Frequently asked questions

Can you eat canned food cold straight from the can?

Yes. Ready.gov notes that commercially canned food is fully cooked and can be eaten without warming. Wipe the lid before opening, and once a can is open, treat leftovers like any perishable food and don’t leave them sitting out for hours.

How long do canned and shelf-stable foods last?

USDA guidance puts high-acid canned foods (tomatoes, citrus, pineapple) at about 12 to 18 months, and low-acid canned foods (meat, vegetables, soups) at roughly 2 to 5 years, as long as the can stays in good shape in a cool, dry place. Rotate your stock and replace anything past date or with a bulging, leaking, or rusted can.

What should I eat first during an outage?

Start with the refrigerator, since it loses safe temperature first (about 4 hours). Move to freezer food next, then to your shelf-stable pantry. This order keeps perishable food from going to waste and saves your non-perishables for the back half of a long outage.

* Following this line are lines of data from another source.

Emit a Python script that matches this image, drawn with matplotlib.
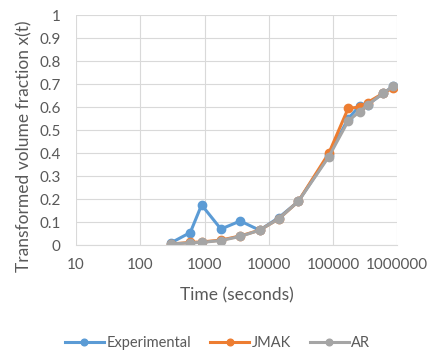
import matplotlib
matplotlib.use("Agg")
import matplotlib.pyplot as plt
from matplotlib.ticker import FixedLocator, NullLocator

plt.rcParams['font.family'] = ['Lato', 'DejaVu Sans']

time_s = [300, 600, 900, 1800, 3600, 7200, 14400, 28800, 86400, 172800, 259200, 345600, 604800, 864000]
experimental = [0.01, 0.055, 0.175, 0.07, 0.105, 0.065, 0.12, 0.19, 0.39, 0.55, 0.605, 0.61, 0.66, 0.69]
jmak = [0.005, 0.012, 0.014, 0.022, 0.04, 0.065, 0.115, 0.19, 0.40, 0.595, 0.60, 0.62, 0.66, 0.685]
ar = [0.005, 0.01, 0.012, 0.02, 0.038, 0.065, 0.115, 0.19, 0.385, 0.54, 0.58, 0.61, 0.66, 0.69]

x_ticks = [10, 100, 1000, 10000, 100000, 1000000]
x_labels = ["10", "100", "1000", "10000", "100000", "1000000"]
y_ticks = [0, 0.1, 0.2, 0.3, 0.4, 0.5, 0.6, 0.7, 0.8, 0.9, 1]
y_labels = ["0", "0.1", "0.2", "0.3", "0.4", "0.5", "0.6", "0.7", "0.8", "0.9", "1"]

fig = plt.figure(figsize=(4.35, 3.6), dpi=100)
ax = fig.add_axes([0.175, 0.319, 0.738, 0.639])

series = [("Experimental", experimental, "#5B9BD5"),
          ("JMAK", jmak, "#ED7D31"),
          ("AR", ar, "#A5A5A5")]
for name, vals, c in series:
    ax.plot(time_s, vals, color=c, lw=2.2, marker='o', ms=6, label=name)

ax.set_xscale('log')
ax.set_xlim(10, 1000000)
ax.set_ylim(0, 1)
ax.xaxis.set_major_locator(FixedLocator(x_ticks))
ax.xaxis.set_minor_locator(NullLocator())
ax.set_xticklabels(x_labels)
ax.set_yticks(y_ticks)
ax.set_yticklabels(y_labels)
ax.grid(True, color='#D9D9D9', lw=0.8)
ax.set_axisbelow(True)
for s in ['top', 'right', 'left']:
    ax.spines[s].set_visible(False)
ax.spines['bottom'].set_color('#D9D9D9')
ax.tick_params(length=0, labelsize=11, colors='#595959')
ax.tick_params(axis='x', pad=9)
ax.tick_params(axis='y', pad=11)
ax.set_xlabel("Time (seconds)", fontsize=12.5, color='#595959')
ax.set_ylabel("Transformed volume fraction x(t)", fontsize=12.5, color='#595959')
ax.xaxis.set_label_coords(0.50, -0.217)
ax.yaxis.set_label_coords(-0.162, 0.43)
ax.xaxis.label.set_va('center')
ax.yaxis.label.set_va('center')

leg = fig.legend(loc='center', bbox_to_anchor=(0.5, 0.047), ncol=3, frameon=False,
                 fontsize=10.5, handlelength=2.7, markerscale=0.8, columnspacing=1.3, handletextpad=0.15)
for t in leg.get_texts():
    t.set_color('#595959')

fig.savefig("out.png", dpi=100)
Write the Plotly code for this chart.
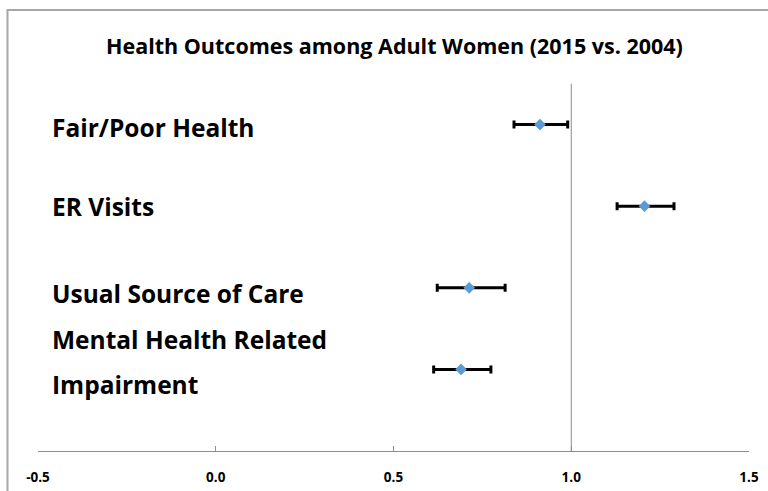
import plotly.graph_objects as go

# ---- data ----
categories = ["Fair/Poor Health", "ER Visits", "Usual Source of Care", "Mental Health Related Impairment"]
label_lines = [["Fair/Poor Health"], ["ER Visits"], ["Usual Source of Care"], ["Mental Health Related", "Impairment"]]
positions = [4, 3, 2, 1]
estimates = [0.912, 1.206, 0.713, 0.690]
lower_ci = [0.839, 1.129, 0.623, 0.613]
upper_ci = [0.990, 1.289, 0.814, 0.774]
x_ticks = [-0.5, 0.0, 0.5, 1.0, 1.5]
x_tick_labels = ["-0.5", "0.0", "0.5", "1.0", "1.5"]
title_text = "Health Outcomes among Adult Women (2015 vs. 2004)"

FONT = "'Open Sans', sans-serif"

err_plus = [u - e for u, e in zip(upper_ci, estimates)]
err_minus = [e - l for e, l in zip(estimates, lower_ci)]

fig = go.Figure()
fig.add_trace(go.Scatter(
    x=estimates, y=positions, mode="markers",
    marker=dict(symbol="diamond", size=9, color="#5B9BD5"),
    error_x=dict(type="data", symmetric=False, array=err_plus, arrayminus=err_minus,
                 color="black", thickness=3, width=4),
    showlegend=False, hoverinfo="x",
))

# reference line at 1.0
fig.add_shape(type="line", x0=1.0, x1=1.0, y0=0, y1=4.5, xref="x", yref="y",
              line=dict(color="#8C8C8C", width=1), layer="below")

# outer chart border
fig.add_shape(type="rect", xref="paper", yref="paper", x0=-0.0429, x1=1.05, y0=-0.2, y1=1.081,
              line=dict(color="#A6A6A6", width=2))

annotations = []
shifts = [[-3], [0], [-6], [30, -15]]
for lines, pos, sh in zip(label_lines, positions, shifts):
    for line, s in zip(lines, sh):
        annotations.append(dict(x=-0.465, y=pos, xref="x", yref="y", text=line, showarrow=False,
                                xanchor="left", yanchor="middle", yshift=s,
                                font=dict(family=FONT, size=24.5, color="black", weight="bold")))

annotations.append(dict(x=0.5, y=0.995, xref="paper", yref="paper", text=title_text, showarrow=False,
                        xanchor="center", yanchor="middle", xshift=1,
                        font=dict(family=FONT, size=21.5, color="black", weight="bold")))

fig.update_layout(
    width=768, height=491,
    margin=dict(l=37.5, r=19, t=43, b=39.5),
    paper_bgcolor="white", plot_bgcolor="white",
    annotations=annotations,
    xaxis=dict(range=[-0.5, 1.5], tickvals=x_ticks, ticktext=x_tick_labels,
               ticks="inside", ticklen=5, tickwidth=1, tickcolor="#8C8C8C", showline=True,
               linecolor="#8C8C8C", linewidth=1, showgrid=False, zeroline=False,
               ticklabelstandoff=14, automargin=False,
               tickfont=dict(family=FONT, size=13.5, color="black", weight="bold")),
    yaxis=dict(range=[0, 5], visible=False, showgrid=False, zeroline=False, automargin=False),
)

fig.write_html("out.html", config={"displayModeBar": False},
               post_script="document.body.style.margin='0';document.body.style.overflow='hidden';")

Do I need to heat canned soup or chili?

No. Ready-to-eat soups and chili are already cooked and safe to eat cold or at room temperature. They won’t taste as good as they do hot, but they’re perfectly fine, and skipping the heat saves fuel and water.

How much no-cook food should I keep on hand?

Aim for at least a three-day supply per person as a baseline, which is what Ready.gov and the Red Cross recommend, and build toward two weeks if you have the space. Plan around roughly 2,000 calories per adult per day, adjusting for kids, seniors, and anyone with higher needs.